Elizabeth Marchant, known as Bessie, was educated at Petham County Primary School. Her 1898 novel Yuppie is thought to be a fictionalised account of her early life in Kent. Following her marriage to Baptist minister Jabez Ambrose Comfort in 1889, Marchant moved to London to join him as a teacher at a church-run school.
A hugely prolific author of stories for both girls and boys, with over 150 titles, Marchant earned a reputation as 'the girl's Henty'. Many of her stories are set overseas, despite the fact that the author herself never left Britain. She drew all her knowledge of exotic locations from visits to the Bodleian Library, by reading the Geographical Magazine, and through correspondence with readers in different countries. Such textual gleanings often produced interesting results.

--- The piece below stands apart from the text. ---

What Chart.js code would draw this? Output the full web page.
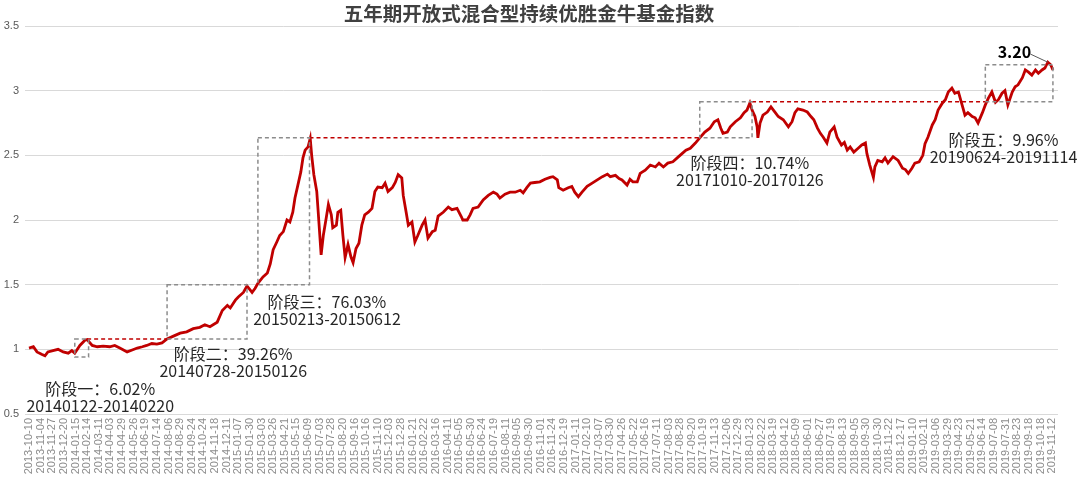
<!DOCTYPE html>
<html><head><meta charset="utf-8">
<script src="https://cdn.jsdelivr.net/npm/chart.js@4/dist/chart.umd.min.js"></script>
<style>html,body{margin:0;padding:0;background:#fff}#wrap{width:1080px;height:482px;position:relative}</style>
</head><body><div id="wrap"><canvas id="c"></canvas></div>
<script>
// ---- axis labels (one every 16 trading days) ----
const tickDates = ['2013-10-10','2013-11-04','2013-11-27','2013-12-20','2014-01-15','2014-02-14','2014-03-11','2014-04-03','2014-04-29','2014-05-26','2014-06-19','2014-07-14','2014-08-06','2014-08-29','2014-09-24','2014-10-24','2014-11-18','2014-12-11','2015-01-07','2015-01-30','2015-03-03','2015-03-26','2015-04-21','2015-05-15','2015-06-09','2015-07-03','2015-07-28','2015-08-20','2015-09-16','2015-10-16','2015-11-10','2015-12-03','2015-12-28','2016-01-21','2016-02-22','2016-03-16','2016-04-11','2016-05-05','2016-05-30','2016-06-24','2016-07-19','2016-08-11','2016-09-05','2016-09-30','2016-11-01','2016-11-24','2016-12-19','2017-01-11','2017-02-10','2017-03-07','2017-03-30','2017-04-26','2017-05-22','2017-06-16','2017-07-11','2017-08-03','2017-08-28','2017-09-20','2017-10-19','2017-11-13','2017-12-06','2017-12-29','2018-01-23','2018-02-22','2018-03-19','2018-04-12','2018-05-09','2018-06-01','2018-06-27','2018-07-19','2018-08-13','2018-09-05','2018-09-30','2018-10-30','2018-11-22','2018-12-17','2019-01-10','2019-02-11','2019-03-06','2019-03-29','2019-04-23','2019-05-21','2019-06-14','2019-07-08','2019-07-31','2019-08-23','2019-09-18','2019-10-18','2019-11-12'];
const TICK_STEP = 16;
const yTicks = [0.5, 1, 1.5, 2, 2.5, 3, 3.5];
const yTickLabels = ['0.5', '1', '1.5', '2', '2.5', '3', '3.5'];

// ---- index series (trading-day index, value) ----
const dayIndex = [0,6,11,18,22,26,33,40,47,54,59,63,70,77,80,87,94,102,111,118,125,135,142,149,156,162,169,176,183,190,198,208,217,226,235,242,249,259,266,273,277,284,288,295,300,307,311,315,322,328,332,336,341,345,350,355,359,363,366,370,374,377,380,384,387,389,392,396,398,402,405,409,412,416,418,423,425,429,432,435,439,443,446,450,454,458,462,467,472,476,480,486,490,494,500,504,508,513,515,519,522,527,531,535,541,545,549,555,559,563,570,577,582,589,595,597,603,607,611,618,625,632,639,644,648,655,662,669,676,680,685,690,696,703,710,717,721,727,729,735,742,747,751,756,761,768,775,782,789,796,800,807,812,816,823,827,831,837,841,848,855,862,867,873,879,886,892,899,904,910,917,923,930,937,943,948,952,955,961,965,972,979,984,988,992,995,999,1002,1003,1006,1010,1016,1021,1027,1031,1038,1045,1050,1054,1058,1065,1071,1076,1080,1085,1089,1093,1098,1102,1108,1112,1118,1122,1126,1130,1135,1141,1146,1151,1153,1157,1162,1164,1168,1174,1178,1182,1189,1196,1202,1206,1210,1215,1219,1225,1230,1233,1237,1243,1247,1251,1257,1261,1265,1270,1274,1279,1284,1288,1292,1298,1302,1306,1312,1316,1320,1325,1330,1334,1339,1343,1347,1353,1357,1361,1367,1371,1375,1380,1385,1389,1394,1398,1402,1406,1409];
const indexValue = [1.01,1.02,0.98,0.96,0.95,0.98,0.99,1.00,0.98,0.97,0.99,0.97,1.03,1.07,1.075,1.03,1.02,1.025,1.02,1.03,1.01,0.98,0.995,1.01,1.02,1.03,1.045,1.04,1.05,1.08,1.10,1.125,1.135,1.16,1.17,1.19,1.175,1.21,1.30,1.34,1.32,1.38,1.405,1.44,1.49,1.44,1.47,1.51,1.56,1.59,1.66,1.77,1.83,1.88,1.91,2.00,1.985,2.06,2.17,2.27,2.37,2.48,2.54,2.565,2.63,2.50,2.35,2.22,2.06,1.73,1.88,2.015,2.12,2.04,1.94,1.96,2.06,2.075,1.88,1.71,1.81,1.715,1.67,1.78,1.82,1.96,2.04,2.06,2.09,2.22,2.255,2.25,2.285,2.22,2.25,2.29,2.35,2.325,2.19,2.06,1.96,1.985,1.83,1.88,1.96,2.00,1.86,1.91,1.92,2.03,2.06,2.10,2.08,2.09,2.025,2.00,2.00,2.04,2.09,2.10,2.155,2.19,2.215,2.20,2.17,2.20,2.215,2.215,2.23,2.21,2.25,2.285,2.29,2.295,2.315,2.33,2.335,2.31,2.25,2.23,2.25,2.26,2.215,2.18,2.215,2.26,2.285,2.31,2.335,2.355,2.335,2.345,2.32,2.31,2.27,2.315,2.295,2.295,2.36,2.385,2.425,2.41,2.44,2.41,2.44,2.45,2.48,2.515,2.54,2.555,2.595,2.635,2.68,2.71,2.76,2.775,2.71,2.67,2.68,2.72,2.76,2.79,2.83,2.85,2.905,2.85,2.80,2.72,2.635,2.75,2.81,2.835,2.875,2.83,2.80,2.775,2.72,2.76,2.83,2.86,2.85,2.835,2.80,2.775,2.71,2.67,2.64,2.595,2.68,2.72,2.64,2.58,2.60,2.54,2.565,2.525,2.555,2.58,2.595,2.515,2.425,2.33,2.41,2.46,2.45,2.48,2.44,2.49,2.46,2.40,2.39,2.36,2.40,2.44,2.45,2.50,2.59,2.64,2.735,2.775,2.85,2.905,2.93,2.99,3.02,2.98,2.99,2.89,2.81,2.83,2.80,2.79,2.75,2.83,2.89,2.94,2.99,2.91,2.93,2.98,3.00,2.89,2.99,3.03,3.045,3.10,3.16,3.145,3.12,3.16,3.135,3.16,3.175,3.22,3.20,3.16];

// ---- stage annotations ----
const stageNames   = ['阶段一：6.02%','阶段二：39.26%','阶段三：76.03%','阶段四：10.74%','阶段五：9.96%'];
const stagePeriods = ['20140122-20140220','20140728-20150126','20150213-20150612','20171010-20170126','20190624-20191114'];
const stageStart = [63, 190, 315, 923, 1316];
const stageEnd   = [82, 300, 386, 995, 1409];
const stageLow   = [0.94, 1.08, 1.50, 2.635, 2.915];
const stageHigh  = [1.08, 1.50, 2.635, 2.915, 3.20];
const labelDay   = [98, 281, 410, 992, 1341];
const labelValue = [0.693, 0.964, 1.366, 2.441, 2.619];
// previous-high dashed lines
const ceilFromDay = [80, 386, 995];
const ceilToDay   = [190, 923, 1316];
const ceilValue   = [1.08, 2.635, 2.915];
// last value call-out
const lastText = '3.20';
const lastTextDay = 1356, lastTextValue = 3.30;
const leaderFrom = [1378, 3.283];
const leaderTo   = [1402, 3.22];

const stagePlugin = {
  id: 'stages',
  afterDatasetsDraw(chart) {
    const {ctx, scales: {x, y}} = chart;
    ctx.save();
    ctx.lineWidth = 1.5;
    ctx.setLineDash([4, 3]);
    ctx.strokeStyle = '#C00000';
    for (let i = 0; i < ceilValue.length; i++) {
      const py = y.getPixelForValue(ceilValue[i]);
      ctx.beginPath();
      ctx.moveTo(x.getPixelForValue(ceilFromDay[i]), py);
      ctx.lineTo(x.getPixelForValue(ceilToDay[i]), py);
      ctx.stroke();
    }
    ctx.strokeStyle = '#8c8c8c';
    for (let i = 0; i < stageStart.length; i++) {
      const x0 = x.getPixelForValue(stageStart[i]), x1 = x.getPixelForValue(stageEnd[i]);
      const y0 = y.getPixelForValue(stageHigh[i]), y1 = y.getPixelForValue(stageLow[i]);
      ctx.strokeRect(x0, y0, x1 - x0, y1 - y0);
    }
    ctx.setLineDash([]);
    ctx.fillStyle = '#262626';
    ctx.textAlign = 'center';
    ctx.textBaseline = 'middle';
    ctx.font = '16px "Noto Sans CJK SC", sans-serif';
    for (let i = 0; i < stageNames.length; i++) {
      const px = x.getPixelForValue(labelDay[i]);
      const py = y.getPixelForValue(labelValue[i]);
      ctx.fillText(stageNames[i], px, py);
      ctx.fillText(stagePeriods[i], px, py + 17);
    }
    ctx.font = 'bold 16px "Noto Sans CJK SC", sans-serif';
    ctx.fillStyle = '#000';
    ctx.fillText(lastText, x.getPixelForValue(lastTextDay), y.getPixelForValue(lastTextValue));
    ctx.strokeStyle = '#595959';
    ctx.lineWidth = 1;
    ctx.beginPath();
    ctx.moveTo(x.getPixelForValue(leaderFrom[0]), y.getPixelForValue(leaderFrom[1]));
    ctx.lineTo(x.getPixelForValue(leaderTo[0]), y.getPixelForValue(leaderTo[1]));
    ctx.stroke();
    ctx.restore();
  }
};

new Chart(document.getElementById('c'), {
  type: 'line',
  data: {
    datasets: [{
      data: dayIndex.map((d, i) => ({x: d, y: indexValue[i]})),
      borderColor: '#C00000',
      borderWidth: 2.8,
      pointRadius: 0,
      tension: 0,
      fill: false,
      borderJoinStyle: 'miter'
    }]
  },
  options: {
    responsive: true,
    maintainAspectRatio: false,
    animation: false,
    layout: {padding: {left: 0, right: 22, top: 0, bottom: 0}},
    plugins: {
      legend: {display: false},
      tooltip: {enabled: false},
      title: {
        display: true,
        text: '五年期开放式混合型持续优胜金牛基金指数',
        color: '#404040',
        font: {family: '"Noto Sans CJK SC"', size: 19.5, weight: 'bold', lineHeight: 1},
        padding: {top: 3.5, bottom: 3}
      }
    },
    scales: {
      x: {
        type: 'linear',
        min: -5.5,
        max: 1416,
        grid: {display: false, drawTicks: false},
        border: {display: false},
        afterBuildTicks: (s) => { s.ticks = tickDates.map((_, i) => ({value: i * TICK_STEP})); },
        afterFit: (s) => { s.height = 68; },
        ticks: {
          autoSkip: false,
          minRotation: 90,
          maxRotation: 90,
          padding: 4,
          color: '#8c8c8c',
          font: {family: '"Liberation Sans", Arial', size: 11},
          callback: (v) => tickDates[Math.round(v / TICK_STEP)]
        }
      },
      y: {
        min: 0.5,
        max: 3.5,
        afterBuildTicks: (s) => { s.ticks = yTicks.map(v => ({value: v})); },
        afterFit: (s) => { s.width = 25; },
        grid: {color: '#d9d9d9', lineWidth: 1, drawTicks: false},
        border: {display: false},
        ticks: {
          padding: 6,
          color: '#595959',
          font: {family: '"Liberation Sans", Arial', size: 11},
          callback: (v) => yTickLabels[yTicks.indexOf(v)]
        }
      }
    }
  },
  plugins: [stagePlugin]
});
</script></body></html>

Marchant's two 'Tasmanian' novels provide a useful example. Of particular interest is The Apple Lady, where two characters make an overland journey from Port Davey to the slopes of Mount Picton. In reality, such a trek through rugged Southwest Tasmania takes several days. Marchant's protagonists, however, accomplish the walk in a few hours, before spending the night at the town of Craycroft. This supposed settlement provides a clue to Marchant's source material. Maps of Tasmania published in Walch's Almanac, accessible to the author through the Bodleian, do not distinguish between established towns and proposed (or gazetted) settlements. One of these 'phantom towns' is Craycroft. The Almanac map also contains limited topographical details, perhaps leading Marchant to suppose that the Southwest Wilderness presented an easy challenge for walkers. This inventive use of a broad range of textual source material in order to construct particular locations makes Bessie Marchant an interesting example of an early 'virtual tourist'.
Only Marchant's works with an Australian setting are listed in AustLit.